What you will do. Give only the number of lines in the data that contain the word "this".

Dataset extract.
# # # # # # #
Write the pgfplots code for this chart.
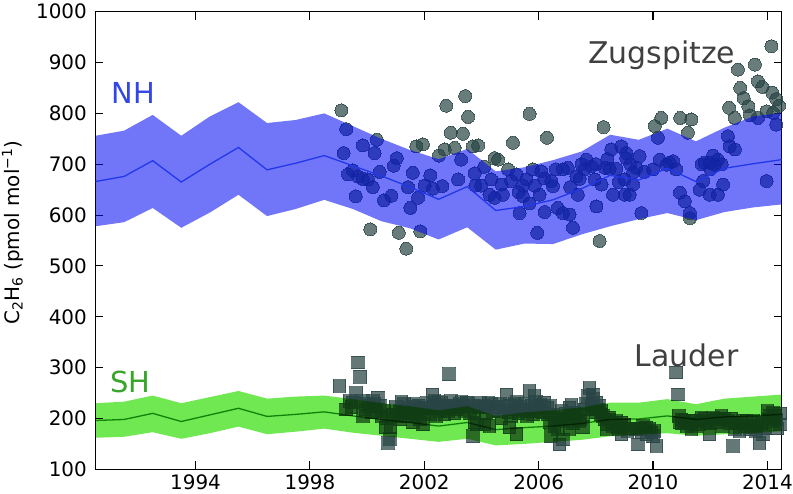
# # # # # # #
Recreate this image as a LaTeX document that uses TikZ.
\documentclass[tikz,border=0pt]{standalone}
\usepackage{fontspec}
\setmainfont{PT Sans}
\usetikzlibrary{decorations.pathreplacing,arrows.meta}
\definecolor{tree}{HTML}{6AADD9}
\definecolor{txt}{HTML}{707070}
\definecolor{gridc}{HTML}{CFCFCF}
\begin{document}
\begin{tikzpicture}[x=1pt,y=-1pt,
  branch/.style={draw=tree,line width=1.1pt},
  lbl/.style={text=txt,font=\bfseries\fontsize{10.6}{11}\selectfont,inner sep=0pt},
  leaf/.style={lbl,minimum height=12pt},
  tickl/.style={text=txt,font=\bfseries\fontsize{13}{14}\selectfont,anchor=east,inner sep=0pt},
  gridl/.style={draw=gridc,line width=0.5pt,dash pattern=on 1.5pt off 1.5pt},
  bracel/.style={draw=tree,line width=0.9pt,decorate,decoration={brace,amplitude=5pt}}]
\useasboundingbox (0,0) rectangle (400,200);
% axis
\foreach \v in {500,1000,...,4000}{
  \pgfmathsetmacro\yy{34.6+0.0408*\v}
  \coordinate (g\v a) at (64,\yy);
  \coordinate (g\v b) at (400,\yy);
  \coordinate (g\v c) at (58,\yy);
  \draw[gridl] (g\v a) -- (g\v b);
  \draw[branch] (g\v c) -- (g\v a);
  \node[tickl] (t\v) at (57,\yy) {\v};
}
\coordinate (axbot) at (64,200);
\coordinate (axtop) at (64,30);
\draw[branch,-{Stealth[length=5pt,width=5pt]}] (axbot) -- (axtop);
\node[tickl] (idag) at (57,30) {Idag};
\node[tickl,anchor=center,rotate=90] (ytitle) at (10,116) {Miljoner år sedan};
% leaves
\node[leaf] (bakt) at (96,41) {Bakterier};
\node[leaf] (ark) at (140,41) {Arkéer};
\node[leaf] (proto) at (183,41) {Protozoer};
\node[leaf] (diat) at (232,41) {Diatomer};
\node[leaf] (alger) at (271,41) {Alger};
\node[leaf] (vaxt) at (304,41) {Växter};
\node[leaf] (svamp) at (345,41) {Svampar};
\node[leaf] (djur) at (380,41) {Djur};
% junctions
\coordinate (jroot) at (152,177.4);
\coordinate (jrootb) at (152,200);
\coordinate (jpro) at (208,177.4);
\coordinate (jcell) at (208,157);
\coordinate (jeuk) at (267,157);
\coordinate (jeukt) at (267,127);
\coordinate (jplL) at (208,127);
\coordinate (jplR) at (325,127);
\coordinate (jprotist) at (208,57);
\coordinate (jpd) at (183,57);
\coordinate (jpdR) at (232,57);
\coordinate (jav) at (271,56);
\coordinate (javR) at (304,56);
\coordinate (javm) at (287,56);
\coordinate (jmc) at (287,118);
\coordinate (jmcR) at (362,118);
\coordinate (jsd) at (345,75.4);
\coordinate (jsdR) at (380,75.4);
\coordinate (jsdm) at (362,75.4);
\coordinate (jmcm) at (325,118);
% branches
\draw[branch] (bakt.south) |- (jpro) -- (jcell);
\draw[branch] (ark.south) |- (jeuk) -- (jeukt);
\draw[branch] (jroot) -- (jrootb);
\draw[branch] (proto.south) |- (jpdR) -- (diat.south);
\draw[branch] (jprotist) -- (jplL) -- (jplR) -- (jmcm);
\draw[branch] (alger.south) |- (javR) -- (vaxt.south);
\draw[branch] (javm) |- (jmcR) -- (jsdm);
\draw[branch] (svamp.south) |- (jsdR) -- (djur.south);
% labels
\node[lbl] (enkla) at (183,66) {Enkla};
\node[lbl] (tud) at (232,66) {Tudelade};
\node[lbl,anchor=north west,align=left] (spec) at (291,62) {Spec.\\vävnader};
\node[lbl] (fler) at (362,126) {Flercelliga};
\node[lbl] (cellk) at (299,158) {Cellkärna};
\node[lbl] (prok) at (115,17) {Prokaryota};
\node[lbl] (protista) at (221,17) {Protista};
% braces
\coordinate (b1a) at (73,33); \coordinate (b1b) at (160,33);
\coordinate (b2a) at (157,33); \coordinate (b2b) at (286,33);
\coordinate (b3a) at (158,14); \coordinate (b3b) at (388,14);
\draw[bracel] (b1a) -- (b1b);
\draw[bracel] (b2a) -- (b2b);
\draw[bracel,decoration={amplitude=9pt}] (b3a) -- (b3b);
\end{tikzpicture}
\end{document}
# # # # # # #
Written response. 2